Die Eigenschaften machen diese Stadt auch verwundbar für eine mögliche Zerstörungswut und Racheakte der Russen für die Unnachgiebigkeit der Ukrainer, ja, innerhalb dieser perversen Logik sogar zu einem fast vorrangigen Ziel. Luftalarm gibt es täglich mehrmals, wenige Raketeneinschläge betrafen bislang die Umgebung, ein Angriff galt unmittelbar der Stadt selbst.
SN: Wie wichtig ist es, dass
Länder wie Polen für viele, die aus der Ukraine fliehen, zum sicheren Hafen werden? Diese Solidarität ist für uns Ukrainer von existenzieller Bedeutung. So etwas vergisst man niemals. Polen hat mit weit mehr als einer Million die meisten Flüchtlinge aufgenommen. Und: Die polnische Gesellschaft verfügt über viel bessere historische Kompetenzen, um uns zu verstehen, als die meisten anderen europäischen Kulturen und Länder. Das ist unschätzbar.
SN: Vielerorts gebe es die Vorstellung, dies sei ein Krieg am Tor zu Europa, bemerkt Oksana Sabuschko. Dabei sei es doch ein Krieg in Europa. Stimmen Sie ihr zu?
Das ist schon lange der Fall.
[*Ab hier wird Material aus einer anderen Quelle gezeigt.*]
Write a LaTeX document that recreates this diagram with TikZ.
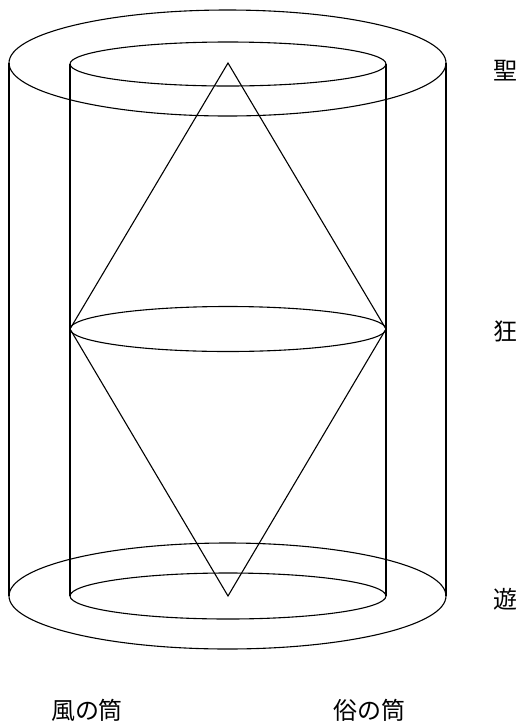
\documentclass[tikz,border=0pt]{standalone}
\usepackage{fontspec}
\newfontfamily\jp{Noto Sans CJK JP}
\begin{document}
\begin{tikzpicture}[x=1pt,y=-1pt,
  wire/.style={line width=1.1pt,black},
  lbl/.style={font=\jp\fontsize{24}{24}\selectfont,inner sep=0pt}]
\useasboundingbox (0,0) rectangle (523,721);
% key points
\coordinate (top) at (228,63);
\coordinate (bot) at (228,596);
\coordinate (midL) at (70,329);
\coordinate (midR) at (386,329);
% outer cylinder
\draw[wire] (227.5,63) ellipse [x radius=218.5, y radius=53];
\draw[wire] (227.5,596) ellipse [x radius=218.5, y radius=53];
\draw[wire] (9,63) -- (9,596);
\draw[wire] (446,63) -- (446,596);
% inner cylinder
\draw[wire] (228,64) ellipse [x radius=158, y radius=22];
\draw[wire] (228,596) ellipse [x radius=158, y radius=23];
\draw[wire] (70,64) -- (70,596);
\draw[wire] (386,64) -- (386,596);
% middle ellipse
\draw[wire] (228,329) ellipse [x radius=158, y radius=22.5];
% diamond
\draw[wire] (top) -- (midR) -- (bot) -- (midL) -- cycle;
% labels
\node[lbl] (sei) at (505,71) {聖};
\node[lbl] (kyo) at (505,331) {狂};
\node[lbl] (yu) at (505,599) {遊};
\node[lbl] (fu) at (87,710) {風の筒};
\node[lbl] (zoku) at (369,710) {俗の筒};
\end{tikzpicture}
\end{document}
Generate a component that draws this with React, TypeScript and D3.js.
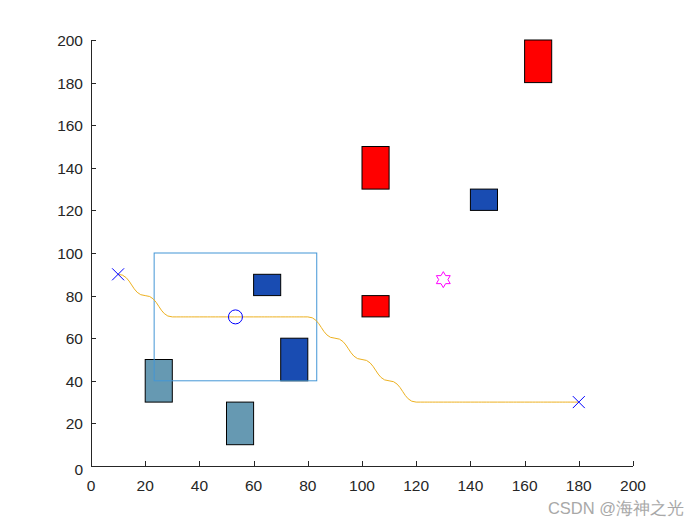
import * as d3 from 'd3';

// obstacles: [x, y, w, h] in data units
const redBlocks = [
  [160, 180, 10, 20],
  [100, 130, 10, 20],
  [100, 70, 10, 10],
];
const blueBlocks = [
  [140, 120, 10, 10],
  [60, 80, 10, 10],
  [70, 40, 10, 20],
];
const tealBlocks = [
  [20, 30, 10, 20],
  [50, 10, 10, 20],
];
// path waypoints
const pathX = [10, 20, 30, 40, 50, 60, 70, 80, 90, 100, 110, 120, 130, 140, 150, 160, 170, 180];
const pathY = [90, 80, 70, 70, 70, 70, 70, 70, 60, 50, 40, 30, 30, 30, 30, 30, 30, 30];
const startPt = [10, 90];
const goalPt = [180, 30];
const circlePt = [53.3, 70];
const windowBox = [23.3, 40, 60, 60];
const starPt = [130, 87.5];
const ticks = [0, 20, 40, 60, 80, 100, 120, 140, 160, 180, 200];

const W = 700;
const H = 525;
const m = { left: 91, right: 67, top: 40, bottom: 59 };

export default function App() {
  const x = d3.scaleLinear().domain([0, 200]).range([m.left, W - m.right]);
  const y = d3.scaleLinear().domain([0, 200]).range([H - m.bottom, m.top]);
  const axisColor = '#262626';
  const font = 'Liberation Sans, Arial, sans-serif';

  const line = d3
    .line<number>()
    .x((d, i) => x(pathX[i]))
    .y((d) => y(d))
    .curve(d3.curveBumpX);

  const rect = (b: number[], fill: string, key: string) => (
    <rect
      key={key}
      x={x(b[0])}
      y={y(b[1] + b[3])}
      width={x(b[0] + b[2]) - x(b[0])}
      height={y(b[1]) - y(b[1] + b[3])}
      fill={fill}
      stroke="#000"
      strokeWidth={1}
    />
  );

  const cross = (p: number[], key: string) => {
    const s = 6;
    const cx = x(p[0]);
    const cy = y(p[1]);
    return (
      <path
        key={key}
        d={`M${cx - s},${cy - s}L${cx + s},${cy + s}M${cx - s},${cy + s}L${cx + s},${cy - s}`}
        stroke="#0000ff"
        strokeWidth={1}
        fill="none"
      />
    );
  };

  // six-point star
  const hexagram = () => {
    const cx = x(starPt[0]);
    const cy = y(starPt[1]);
    const R = 8;
    const r = R / Math.sqrt(3);
    const pts: string[] = [];
    for (let i = 0; i < 12; i++) {
      const a = (Math.PI / 6) * i - Math.PI / 2;
      const rr = i % 2 === 0 ? R : r;
      pts.push(`${cx + rr * Math.cos(a)},${cy + rr * Math.sin(a)}`);
    }
    return <polygon points={pts.join(' ')} fill="none" stroke="#ff00ff" strokeWidth={1} />;
  };

  return (
    <svg width={W} height={H} style={{ position: 'absolute', left: 0, top: 0 }}>
      <rect width={W} height={H} fill="#fff" />

      {redBlocks.map((b, i) => rect(b, '#ff0000', 'r' + i))}
      {blueBlocks.map((b, i) => rect(b, '#194cb2', 'b' + i))}
      {tealBlocks.map((b, i) => rect(b, '#6699b2', 't' + i))}

      <rect
        x={x(windowBox[0])}
        y={y(windowBox[1] + windowBox[3])}
        width={x(windowBox[0] + windowBox[2]) - x(windowBox[0])}
        height={y(windowBox[1]) - y(windowBox[1] + windowBox[3])}
        fill="none"
        stroke="#4396d6"
        strokeWidth={1}
      />

      <path d={line(pathY) || ''} fill="none" stroke="#edb120" strokeWidth={1} />

      {cross(startPt, 's')}
      {cross(goalPt, 'g')}
      <circle cx={x(circlePt[0])} cy={y(circlePt[1])} r={7} fill="none" stroke="#0000ff" strokeWidth={1} />
      {hexagram()}

      {/* axes */}
      <g stroke={axisColor} strokeWidth={1} fill="none">
        <line x1={x(0)} x2={x(200)} y1={y(0) + 0.5} y2={y(0) + 0.5} />
        <line x1={x(0) + 0.5} x2={x(0) + 0.5} y1={y(0)} y2={y(200)} />
        {ticks.map((t) => (
          <line key={'xt' + t} x1={Math.round(x(t)) + 0.5} x2={Math.round(x(t)) + 0.5} y1={y(0)} y2={y(0) - 5} />
        ))}
        {ticks.map((t) => (
          <line key={'yt' + t} x1={x(0)} x2={x(0) + 5} y1={Math.round(y(t)) + 0.5} y2={Math.round(y(t)) + 0.5} />
        ))}
      </g>
      <g fill={axisColor} fontFamily={font} fontSize={15.5}>
        {ticks.map((t) => (
          <text key={'xl' + t} x={x(t)} y={y(0) + 25} textAnchor="middle">
            {t}
          </text>
        ))}
        {ticks.map((t) => (
          <text key={'yl' + t} x={x(0) - 8} y={y(t) + (t === 0 ? 9 : 6)} textAnchor="end">
            {t}
          </text>
        ))}
      </g>

      <text x={684} y={514} textAnchor="end" fill="#a8a8a8" fontFamily={font} fontSize={16.5}>
        CSDN @海神之光
      </text>
    </svg>
  );
}
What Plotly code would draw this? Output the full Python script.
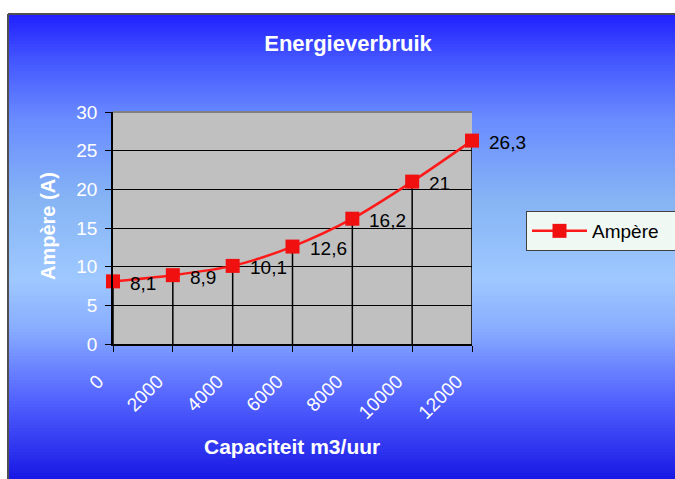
import plotly.graph_objects as go

# ---- data ----
capacity = [0, 2000, 4000, 6000, 8000, 10000, 12000]
ampere = [8.1, 8.9, 10.1, 12.6, 16.2, 21, 26.3]
x_ticks = [0, 2000, 4000, 6000, 8000, 10000, 12000]
y_ticks = [0, 5, 10, 15, 20, 25, 30]
labels = [("%g" % v).replace(".", ",") for v in ampere]

W, H = 675, 479
L, R, T, B = 113, 472, 112, 344  # plot area in pixels
FONT = "Arial, Liberation Sans"


def px(x):
    return (x - L) / (R - L)


def py(y):
    return (B - y) / (B - T)


def hexmix(c1, c2, t):
    a = [int(c1[i:i + 2], 16) for i in (1, 3, 5)]
    b = [int(c2[i:i + 2], 16) for i in (1, 3, 5)]
    return "#%02x%02x%02x" % tuple(round(a[k] + (b[k] - a[k]) * t) for k in range(3))


stops = [(14, "#2020ff"), (60, "#4456ff"), (120, "#6a8cff"), (200, "#86b4f4"),
         (280, "#9ec8ff"), (330, "#88acff"), (400, "#5262ff"), (479, "#1818e4")]


def grad(y):
    for (y0, c0), (y1, c1) in zip(stops, stops[1:]):
        if y0 <= y <= y1:
            return hexmix(c0, c1, (y - y0) / (y1 - y0))
    return stops[-1][1]


shapes = []
step = 3
y = 14
while y < H:
    shapes.append(dict(type="rect", xref="paper", yref="paper", layer="below",
                       x0=px(8), x1=px(W + 5), y0=py(y), y1=py(min(y + step + 0.5, H + 2)),
                       line=dict(width=0), fillcolor=grad(y + step / 2)))
    y += step
# plot area background
shapes.append(dict(type="rect", xref="paper", yref="paper", layer="below",
                   x0=0, x1=1, y0=0, y1=1, line=dict(width=0), fillcolor="#c0c0c0"))
# plot area top border
shapes.append(dict(type="line", xref="paper", yref="paper", layer="above",
                   x0=0, x1=1, y0=1, y1=1, line=dict(color="#808080", width=2)))
# outer chart border
shapes.append(dict(type="line", xref="paper", yref="paper", layer="above",
                   x0=px(8), x1=px(W + 5), y0=py(14), y1=py(14), line=dict(color="#505050", width=2)))
shapes.append(dict(type="line", xref="paper", yref="paper", layer="above",
                   x0=px(8), x1=px(8), y0=py(14), y1=py(H + 5), line=dict(color="#505050", width=2)))

fig = go.Figure()
# drop lines
fig.add_trace(go.Scatter(
    x=capacity, y=ampere, mode="markers", marker=dict(size=1, opacity=0),
    error_y=dict(type="data", symmetric=False, array=[0] * len(ampere), arrayminus=ampere,
                 width=0, thickness=1.5, color="black"),
    showlegend=False, hoverinfo="skip", cliponaxis=False))
fig.add_trace(go.Scatter(
    x=capacity, y=ampere, name="Ampère", mode="lines+markers",
    line=dict(color="#ff1a1a", width=2.5, shape="spline", smoothing=0.8),
    marker=dict(symbol="square", size=14, color="#f01010"),
    cliponaxis=False))

annotations = [
    dict(text="<b>Ampère (A)</b>", xref="paper", yref="paper", x=px(48), y=py(226),
         showarrow=False, textangle=-90, xanchor="center", yanchor="middle",
         font=dict(family=FONT, size=20, color="white")),
    dict(text="<b>Capaciteit m3/uur</b>", xref="paper", yref="paper", x=px(292), y=py(446),
         showarrow=False, xanchor="center", yanchor="middle",
         font=dict(family=FONT, size=21, color="white")),
]
for xv, yv, lab in zip(capacity, ampere, labels):
    annotations.append(dict(text=lab, x=xv, y=yv, xref="x", yref="y", showarrow=False,
                            xanchor="left", yanchor="middle", xshift=15, yshift=-2,
                            font=dict(family=FONT, size=19, color="black")))

fig.update_layout(
    width=W, height=H, autosize=False,
    margin=dict(l=L, r=W - R, t=T, b=H - B, pad=0, autoexpand=False),
    paper_bgcolor="white", plot_bgcolor="rgba(0,0,0,0)",
    shapes=shapes,
    title=dict(text="<b>Energieverbruik</b>", x=348 / W, xref="container", xanchor="center",
               y=1 - 43 / H, yref="container", yanchor="middle",
               font=dict(family=FONT, size=22, color="white")),
    xaxis=dict(range=[0, 12000], tickvals=x_ticks, ticktext=[str(v) for v in x_ticks],
               tickangle=-45, ticks="outside", ticklen=6, tickcolor="black",
               ticklabelstandoff=11, ticklabelshift=-15,
               showline=True, linecolor="black", linewidth=1.5, showgrid=False, zeroline=False,
               tickfont=dict(family=FONT, size=19, color="white")),
    yaxis=dict(range=[0, 30], tickvals=y_ticks, ticks="outside", ticklen=6, tickcolor="black",
               ticklabelstandoff=4,
               showline=True, linecolor="black", linewidth=1.5, showgrid=True,
               gridcolor="black", gridwidth=1, zeroline=False,
               tickfont=dict(family=FONT, size=19, color="white")),
    legend=dict(x=px(526), y=py(211), xanchor="left", yanchor="top", orientation="h",
                bgcolor="#f0f8f4", bordercolor="#404040", borderwidth=1,
                font=dict(family=FONT, size=19, color="black"),
                itemwidth=55, entrywidth=170, entrywidthmode="pixels"),
    annotations=annotations,
)

fig.write_html("out.html", post_script="document.body.style.margin='0';",
               config={"displayModeBar": False})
Wer das nicht seit spätestens 2008, dem Überfall auf Georgien, und dann 2014, der Annexion der Krim, und dem Krieg gegen die Ukraine realisiert hat, ist von einer Arroganz und Ignoranz geblendet, die es ihm nicht ermöglichen, die Wirklichkeit klar zu sehen.
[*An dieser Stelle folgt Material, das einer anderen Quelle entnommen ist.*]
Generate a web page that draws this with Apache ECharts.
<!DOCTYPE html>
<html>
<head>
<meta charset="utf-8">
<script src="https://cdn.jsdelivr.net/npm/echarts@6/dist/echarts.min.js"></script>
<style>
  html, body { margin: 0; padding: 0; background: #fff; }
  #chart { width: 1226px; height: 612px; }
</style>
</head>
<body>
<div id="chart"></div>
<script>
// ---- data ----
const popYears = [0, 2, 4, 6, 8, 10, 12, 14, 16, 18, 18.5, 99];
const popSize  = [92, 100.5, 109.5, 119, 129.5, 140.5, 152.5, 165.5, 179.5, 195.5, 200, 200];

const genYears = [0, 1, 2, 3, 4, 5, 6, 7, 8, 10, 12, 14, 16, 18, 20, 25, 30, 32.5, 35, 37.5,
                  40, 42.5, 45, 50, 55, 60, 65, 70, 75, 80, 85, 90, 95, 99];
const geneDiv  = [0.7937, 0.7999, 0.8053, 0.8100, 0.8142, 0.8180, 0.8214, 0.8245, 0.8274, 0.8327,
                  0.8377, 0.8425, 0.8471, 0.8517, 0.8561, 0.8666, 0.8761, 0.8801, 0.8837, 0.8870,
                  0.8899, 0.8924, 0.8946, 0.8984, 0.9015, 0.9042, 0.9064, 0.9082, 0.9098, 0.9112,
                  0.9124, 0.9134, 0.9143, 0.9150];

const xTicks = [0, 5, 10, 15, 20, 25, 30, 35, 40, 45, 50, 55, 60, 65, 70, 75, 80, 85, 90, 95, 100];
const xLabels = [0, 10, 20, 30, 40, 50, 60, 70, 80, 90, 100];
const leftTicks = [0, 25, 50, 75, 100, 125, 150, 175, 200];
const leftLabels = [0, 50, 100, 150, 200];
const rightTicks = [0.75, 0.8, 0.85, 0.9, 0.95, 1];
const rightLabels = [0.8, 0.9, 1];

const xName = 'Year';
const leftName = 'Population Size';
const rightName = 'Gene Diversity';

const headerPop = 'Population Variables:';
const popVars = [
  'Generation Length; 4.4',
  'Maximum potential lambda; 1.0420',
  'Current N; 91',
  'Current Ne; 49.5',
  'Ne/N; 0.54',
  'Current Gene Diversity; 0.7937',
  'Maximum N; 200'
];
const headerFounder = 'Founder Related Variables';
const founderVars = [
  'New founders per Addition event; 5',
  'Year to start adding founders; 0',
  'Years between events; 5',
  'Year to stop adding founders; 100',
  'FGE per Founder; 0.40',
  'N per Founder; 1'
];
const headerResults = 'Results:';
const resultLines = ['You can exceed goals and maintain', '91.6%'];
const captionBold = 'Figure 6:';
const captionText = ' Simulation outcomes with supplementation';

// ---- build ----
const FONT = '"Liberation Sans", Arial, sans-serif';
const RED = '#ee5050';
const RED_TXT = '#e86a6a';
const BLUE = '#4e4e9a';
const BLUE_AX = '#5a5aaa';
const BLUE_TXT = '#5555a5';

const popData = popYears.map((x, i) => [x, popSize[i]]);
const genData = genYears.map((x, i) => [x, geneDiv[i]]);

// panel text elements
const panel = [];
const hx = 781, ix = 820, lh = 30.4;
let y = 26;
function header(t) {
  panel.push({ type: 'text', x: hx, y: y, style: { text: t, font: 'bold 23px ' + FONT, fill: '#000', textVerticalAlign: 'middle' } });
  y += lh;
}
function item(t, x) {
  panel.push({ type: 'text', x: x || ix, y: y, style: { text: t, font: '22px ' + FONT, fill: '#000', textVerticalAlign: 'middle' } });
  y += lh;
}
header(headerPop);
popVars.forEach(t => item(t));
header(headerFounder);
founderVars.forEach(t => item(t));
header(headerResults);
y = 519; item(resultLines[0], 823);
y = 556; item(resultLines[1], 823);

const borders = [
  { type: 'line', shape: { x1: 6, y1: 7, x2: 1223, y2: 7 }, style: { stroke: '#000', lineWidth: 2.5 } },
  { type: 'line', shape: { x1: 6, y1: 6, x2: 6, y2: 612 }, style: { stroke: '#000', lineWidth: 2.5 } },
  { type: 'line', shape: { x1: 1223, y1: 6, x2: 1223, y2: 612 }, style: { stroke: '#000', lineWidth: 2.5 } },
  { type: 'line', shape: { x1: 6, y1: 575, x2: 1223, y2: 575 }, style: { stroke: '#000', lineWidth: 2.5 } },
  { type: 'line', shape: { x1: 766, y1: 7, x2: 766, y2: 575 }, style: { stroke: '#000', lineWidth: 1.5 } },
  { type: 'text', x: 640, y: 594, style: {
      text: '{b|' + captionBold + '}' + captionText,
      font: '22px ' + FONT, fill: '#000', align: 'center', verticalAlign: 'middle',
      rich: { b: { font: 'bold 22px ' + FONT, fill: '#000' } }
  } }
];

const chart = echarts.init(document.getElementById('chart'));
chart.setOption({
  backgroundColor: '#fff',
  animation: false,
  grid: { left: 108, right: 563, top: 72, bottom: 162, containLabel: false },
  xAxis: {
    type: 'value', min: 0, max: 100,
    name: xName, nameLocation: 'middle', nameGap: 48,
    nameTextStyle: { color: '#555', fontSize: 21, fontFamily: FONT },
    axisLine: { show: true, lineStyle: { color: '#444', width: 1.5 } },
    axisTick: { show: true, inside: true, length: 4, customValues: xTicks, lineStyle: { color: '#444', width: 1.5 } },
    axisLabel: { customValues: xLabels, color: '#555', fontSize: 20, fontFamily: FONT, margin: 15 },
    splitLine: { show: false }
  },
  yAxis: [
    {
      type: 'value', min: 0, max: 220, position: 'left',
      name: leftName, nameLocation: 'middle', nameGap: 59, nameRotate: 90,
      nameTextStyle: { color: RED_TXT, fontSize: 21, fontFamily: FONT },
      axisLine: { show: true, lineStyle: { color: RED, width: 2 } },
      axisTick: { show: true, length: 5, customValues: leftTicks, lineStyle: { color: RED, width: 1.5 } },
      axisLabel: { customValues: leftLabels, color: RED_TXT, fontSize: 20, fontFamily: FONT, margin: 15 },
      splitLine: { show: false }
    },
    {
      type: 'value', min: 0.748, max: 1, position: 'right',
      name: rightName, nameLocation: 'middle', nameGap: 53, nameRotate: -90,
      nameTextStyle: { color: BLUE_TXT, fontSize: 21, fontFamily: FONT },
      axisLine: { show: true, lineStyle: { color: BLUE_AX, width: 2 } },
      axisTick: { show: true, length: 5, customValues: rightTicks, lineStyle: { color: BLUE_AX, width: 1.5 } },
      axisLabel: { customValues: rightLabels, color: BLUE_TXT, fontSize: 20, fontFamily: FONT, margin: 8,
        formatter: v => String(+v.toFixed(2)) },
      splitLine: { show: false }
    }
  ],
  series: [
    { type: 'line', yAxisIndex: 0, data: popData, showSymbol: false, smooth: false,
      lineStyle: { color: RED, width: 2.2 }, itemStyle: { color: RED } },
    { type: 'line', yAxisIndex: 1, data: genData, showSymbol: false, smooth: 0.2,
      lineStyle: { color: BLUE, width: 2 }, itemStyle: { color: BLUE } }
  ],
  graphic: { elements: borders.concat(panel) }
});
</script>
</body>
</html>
SN: Bomben auf ein Theater in Mariupol, in dem Menschen Zuflucht gesucht haben: Ist das Schlimmste zu befürchten?
Es gibt fast immer noch tiefere Abgründe: chemische und biologische Waffen, allerlei unkonventionelle Formen der Kriegsführung bis hin zum Einsatz taktischer Kernwaffensysteme. Wer zweifelt noch, dass dieses Regime davor zurückschreckt? Vor dem Bombardement in Mariupol wurden von den russischen Streitkräften in der Ukraine Phosphor- und Streumunition sowie Vakuumbomben verwendet – und das gegen die Zivilbevölkerung! Erschießungen von Kindern, Vergewaltigungen und Marodieren sind an der Tagesordnung. Mit zunehmend spürbaren militärischen Misserfolgen für die Russen nehmen deren Brutalität und Bestialität zu. Es geht nunmehr um die physische Zerstörung von ganzen Städten samt ihrer Bevölkerung, um die vorsätzliche, wutentbrannte Vernichtung einer politischen Nation.
SN: Zeigt Putins Russland, wie bestürzend aktuell antitotalitäre Literatur von Samjatin über Orwell bis Havel ist? Allerdings, aber auch Werke und Gedanken von Hannah Arendt. Während es im Westen immer wieder „Nie wieder“hieß, hat er die Konsolidierung eines faschistischen, revanchistischen, menschenverachtenden Regimes verschlafen, das dem Nationalsozialismus ähnelt und sich verblüffend konsequent damit identifiziert.
SN: Putin will die Identität der Ukraine auslöschen. Erreicht er mit seiner Aggression nicht das Gegenteil? Die Ukraine ist jetzt endgültig eine Nation. Das ist evident. Aber das waren wir schon vor diesem Einmarsch, sonst hätten wir uns nicht so gut solidarisieren und wehren können. Unsere heutige politische Nation ist eine Folge aller Bewegungen auf dem Maidan und der solidarischen, pluralistischen Zivilgesellschaft, die in diesen Jahren entstanden ist.
SN: Wo wird die Ukraine auf unserem Kontinent sein – im Kreis der EU, als Brücke zwischen West und Ost?
Da wird man sich neu fragen müssen: Was ist Europa? Was ist West und Ost? Wir werden jetzt unsere gesamte europäische Sache – und das zum ersten Mal gemeinsam mit der Ukraine – neu infrage stellen und definieren müssen. Die Rolle einer Brücke ist uns allmählich verleidet. Die Brücke muss an einen Ort führen, wo es sich lohnt, anzukommen. Auch Russland wird sich neu erfinden müssen; sonst sehe ich keinen Grund, eine Brücke dorthin zu bauen. Es ist nun auch an Russland, was es mit sich selber vorhat und unternehmen will, nicht nur an uns – mitten in Europa.